The latest attacks appear to be a byproduct of violence between Muslims and Bodos, a local indigenous group, which has torn up the state for months. So far at least 90 people have been killed and 400,000 have been rendered homeless.
The dead journalists across India so far include Chandrika Rai of the Hitavada daily, who was beaten to death on Feb. 18 along with his wife and two children in the central Indian province of Madhya Pradesh. Rajesh Mishra of the Media Raj weekly, also of Madhya Pradesh, was killed on March 2.
The third, a young reporter named Raihanul Nayum of Gana Chabuk, a weekly newspaper published in west Assam, was killed on Sept 8 when a mob turned violent after a Hindu temple and its deity, Maa Kaali, were damaged by protesters.

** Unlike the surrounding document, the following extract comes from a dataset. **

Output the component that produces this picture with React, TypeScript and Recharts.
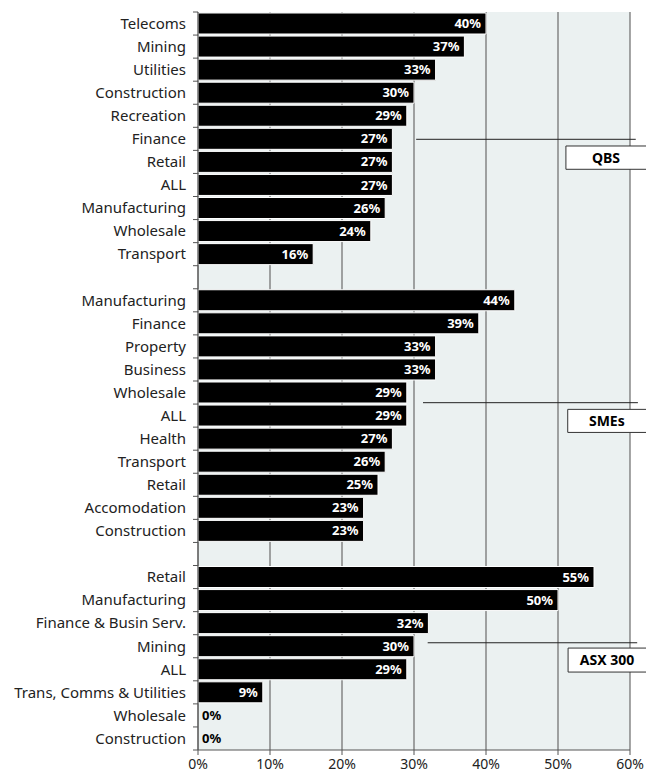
import { Bar, BarChart, CartesianGrid, LabelList, ReferenceArea, ReferenceLine, XAxis, YAxis } from 'recharts'

const qbsCategories = [
  'Telecoms', 'Mining', 'Utilities', 'Construction', 'Recreation', 'Finance',
  'Retail', 'ALL', 'Manufacturing', 'Wholesale', 'Transport',
]
const qbsValues = [40, 37, 33, 30, 29, 27, 27, 27, 26, 24, 16]

const smeCategories = [
  'Manufacturing', 'Finance', 'Property', 'Business', 'Wholesale', 'ALL',
  'Health', 'Transport', 'Retail', 'Accomodation', 'Construction',
]
const smeValues = [44, 39, 33, 33, 29, 29, 27, 26, 25, 23, 23]

const asxCategories = [
  'Retail', 'Manufacturing', 'Finance & Busin Serv.', 'Mining', 'ALL',
  'Trans, Comms & Utilities', 'Wholesale', 'Construction',
]
const asxValues = [55, 50, 32, 30, 29, 9, 0, 0]

const xTicks = [0, 10, 20, 30, 40, 50, 60]

// group tags: rows counted from the top, x in %
const annotations = [
  { label: 'QBS', lineY: 5.52, lineFrom: 30.3, lineTo: 60.8, boxLeft: 51.1, boxTop: 5.81, boxBottom: 6.82 },
  { label: 'SMEs', lineY: 16.94, lineFrom: 31.25, lineTo: 61.1, boxLeft: 51.35, boxTop: 17.23, boxBottom: 18.23 },
  { label: 'ASX 300', lineY: 27.35, lineFrom: 31.9, lineTo: 61, boxLeft: 51.4, boxTop: 27.58, boxBottom: 28.62 },
]

type Row = { id: string; name: string; value: number | null }

const group = (prefix: string, names: string[], values: number[]): Row[] =>
  names.map((name, i) => ({ id: `${prefix}-${i}`, name, value: values[i] }))

const rows: Row[] = [
  ...group('qbs', qbsCategories, qbsValues),
  { id: 'gap-1', name: '', value: null },
  ...group('sme', smeCategories, smeValues),
  { id: 'gap-2', name: '', value: null },
  ...group('asx', asxCategories, asxValues),
]

const FONT = '"Noto Sans", "Open Sans", sans-serif'
const PLOT_TOP = 12
const PLOT_BOTTOM = 750
const AXIS = '#555'

function CategoryTick(props: any) {
  const { x, y, index } = props
  const row = rows[index]
  const band = (PLOT_BOTTOM - PLOT_TOP) / rows.length
  const axisX = x + 12
  return (
    <g>
      <line x1={axisX - 5} x2={axisX} y1={y - band / 2} y2={y - band / 2} stroke={AXIS} />
      {index === rows.length - 1 && (
        <line x1={axisX - 5} x2={axisX} y1={y + band / 2} y2={y + band / 2} stroke={AXIS} />
      )}
      <text x={x} y={y} dy="0.355em" textAnchor="end" fontSize={15} fontFamily={FONT} fill="#222">
        {row ? row.name : ''}
      </text>
      {row && row.value === 0 && (
        <text
          x={axisX + 4}
          y={y}
          dy="0.355em"
          textAnchor="start"
          fill="#000"
          fontSize={13}
          fontWeight={700}
          fontFamily={FONT}
        >
          {row.value}%
        </text>
      )}
    </g>
  )
}

function ValueLabel(props: any) {
  const { x, y, width, height, value } = props
  if (value === null || value === undefined || Number(value) === 0) return null
  return (
    <text
      x={x + width - 5}
      y={y + height / 2}
      dy="0.355em"
      textAnchor="end"
      fill="#fff"
      fontSize={13}
      fontWeight={700}
      fontFamily={FONT}
    >
      {value}%
    </text>
  )
}

function TagLabel(props: any) {
  const { viewBox, value } = props
  const { x, y, height } = viewBox
  return (
    <text
      x={x + (646 - x) / 2}
      y={y + height / 2}
      dy="0.355em"
      textAnchor="middle"
      fontSize={14}
      fontWeight={700}
      fontFamily={FONT}
      fill="#000"
    >
      {value}
    </text>
  )
}

export default function App() {
  return (
    <div style={{ position: 'absolute', left: 0, top: 0 }}>
      <BarChart
        width={646}
        height={780}
        data={rows}
        layout="vertical"
        margin={{ top: PLOT_TOP, right: 16, bottom: 0, left: 0 }}
        barCategoryGap={1}
      >
        <CartesianGrid horizontal={false} stroke="#6b6b6b" strokeWidth={1.2} fill="#ebf1f1" />
        <XAxis
          type="number"
          domain={[0, 60]}
          ticks={xTicks}
          tickFormatter={(v) => `${v}%`}
          axisLine={{ stroke: AXIS }}
          tickLine={{ stroke: AXIS }}
          tickSize={5}
          tickMargin={4}
          height={30}
          tick={{ fontSize: 14, fill: '#222', fontFamily: FONT }}
        />
        <YAxis
          type="category"
          dataKey="id"
          width={198}
          interval={0}
          tick={<CategoryTick />}
          tickLine={false}
          tickSize={5}
          tickMargin={7}
          axisLine={{ stroke: AXIS }}
        />
        <YAxis
          yAxisId="ann"
          type="number"
          dataKey="value"
          domain={[0, rows.length]}
          allowDataOverflow
          hide
        />
        <Bar dataKey="value" fill="#000" stroke="#fff" strokeWidth={1} isAnimationActive={false}>
          <LabelList dataKey="value" content={<ValueLabel />} />
        </Bar>
        {annotations.map((a) => (
          <ReferenceLine
            key={`line-${a.label}`}
            yAxisId="ann"
            segment={[
              { x: a.lineFrom, y: a.lineY },
              { x: a.lineTo, y: a.lineY },
            ]}
            stroke="#222"
            ifOverflow="visible"
          />
        ))}
        {annotations.map((a) => (
          <ReferenceArea
            key={`box-${a.label}`}
            yAxisId="ann"
            x1={a.boxLeft}
            x2={62.5}
            y1={a.boxTop}
            y2={a.boxBottom}
            fill="#fff"
            fillOpacity={1}
            stroke="#333"
            ifOverflow="visible"
            label={<TagLabel value={a.label} />}
          />
        ))}
      </BarChart>
    </div>
  )
}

Journalists complain that authorities been reluctant to safeguard the interests of the media. Certainly, none of the perpetrators involved in the killings has been identified or arrested, nor have they in other incidents where scores of journalists have been beaten and harassed.
The violence against journalists reached a peak in late August, when the All Assam Minority Students Union protests in several cities. Demonstrators attacked the reporters covering the events, including Amulya Nath of News Live and Raj Kumar Sahu of DY365 TV, who were badly beaten and whose cameras were destroyed. A media truck was torched and four other journalists reported being victims of the violence.
Reporters say the pro-Islamic students union has been held responsible for many of the attacks, which included a mob that set upon journalists with sharpened stakes and other weapons during a strike on Aug. 28.
Reporters Without Borders later issued a statement saying it “deplores the threats and violence against journalists during the demonstrations” and called on authorities to condemn all such violence against journalists and to do whatever is necessary to prevent any recurrence.
Four local journalists’ organizations, the Journalists’ Forum Assam, Electronic Media Forum Assam, Assam Photo Journalists Association and Assam Union of Working Journalists, also issued statements condemning the violence and urging the authorities to identify those responsible. So far no comprehensive action has been taken, however.
The Islamist student union is not the only source of violence. Assam, which publishes nearly 25 dailies and supports six satellite channels, is becoming increasingly dangerous. The region is the focus of a long-running, confused and insurgency in which 15 armed outfits have been waging war against the Indian Union government and sometimes each other for a plethora of conflicting and sometimes bewildering demands varying from autonomy to self-rule. Surrendered militants and anti-insurgent security agencies have contributed to the danger, as has the so-called timber mafia, a multi-billion dollar business by individuals illegally harvesting timber.
As Asia Sentinel reported in 2009, the first journalist to die was Punarmal Agarwala, a rural correspondent for The Assam Tribune, who was killed in 1987 by militants belonging to the banned United Liberation Front of Asom. Raihanul’s killing brings the total of editors and reporters to have been murdered since 1991 to 25.
The Assam media fraternity has demanded a special protection law for journalists on duty. Not only the journalist community, human rights educator and advocates have also joined the chorus for a protection law for journalists on duty in Assam.
“The journalists, who are committed to the society, should be supported by a special law. Unless they feel secure, many journalists may not take the risk of reporting hard and risky issues and then we will be deprived of sensitive and brave journalism,” said Shyam Bhadra Medhi, a prominent human rights educator of northeast India.
Society, Medhi told Asia Sentinel, has a responsibility to support media persons as their contribution is essential for good governance in a democratic country like India.
The demand for a special protection law for journalists on duty has been pursued by many national media organizations of India including the National Union of Journalists. The Journalists’ Forum Assam recently sent a memorandum to the President of India for enacting a Working Journalist Protection Act at the earliest.